Lap times for the 2014 F1 Japanese Grand Prix
Typhoon Phanfone made a threat to ruin this 26th edition of the F1 Japanese Grand Prix at the Suzuka Circuit. Fortunately, there was enough time for a very difficult race to take place, although cars had to start after the Safety Car.
Mercedes’s Lewis Hamilton and Nico Rosberg recorded the eight one-two finish of the season —McLaren set a record of 10 in 1988—. It is also the eight race win of 2014 for Lewis Hamilton, who gap with Rosberg to ten points.
Third podium for Vettel after having confirmed this weekend his move to Ferrari next season. On the other hand, team mate Dani Ricciardo finished fourth after overtaking Button with a pair of decisive moves.
Fourteen points were distributed among Valtteri Bottas and Felipe Massa, who finished sixth and seventh respectively, consolidating Williams in third place. Nico Hulkenberg took home four points, while Vergne, who finished between two Sahara Force India’s, grabbed two points, leaving the remaining one to Sergio Perez.
But this was a wet difficult race, and Adrian Sutil lost control of his car hitting the barrier in lap 43. Nothing serious happened.

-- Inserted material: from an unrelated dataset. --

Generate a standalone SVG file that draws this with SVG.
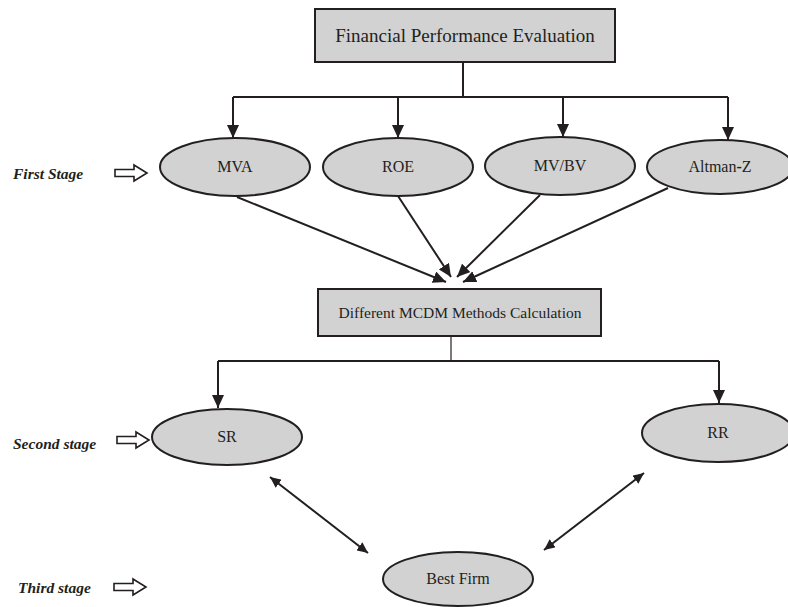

Sutil was able to leave the Sauber on its own. But while the crane was lifting his car, Jules Bianchi spun hitting the rescue vehicle from the back; an unfortunate incident which required immediate medical attention.
#ForzaJules . Vamos amigo.
— Fernando Alonso (@alo_oficial) October 5, 2014
Following, I provide the plots so you may draw your own conclusions.
This plot shows the difference to the average pace of the race winner. That is, the difference to the average lap time, including pit stops.
The steeper the curve, the faster the lap; and as the curves are generated from cumulative sums of lap times, a negative slope implies a lap time which is quicker that the average.
This one is straightforward; it shows the position of the driver each lap.
Lap time statistics
This is a box-and-whiskers plot. It depicts each driver’s laps through their quartiles. The whiskers represent the lowest datum still within 1.5 IQR of the lower quartile, and the highest datum still within 1.5 IQR of the upper quartile. Suspected outliers are more than 1.5 IQR but less than 3 IQR above Q3 or below Q1 and are represented by an open circle. Anything 3 IQR above Q3 or below Q1 is represented by a filled circle.
Driver championship points
This plot lets us see a drivers progress during the season in terms of points towards the championship. Both Hamilton and Rosberg are alarmingly increasing their gap with the rest of the drivers.
Team championship points
This plot shows us the teams’s progress during the season in terms of points towards the championship. Mercedes is a large step ahead of the rest.
Here we have a bar chart showing each drivers finish status, i.e., whether the car finished the race or what was the cause of the retirement.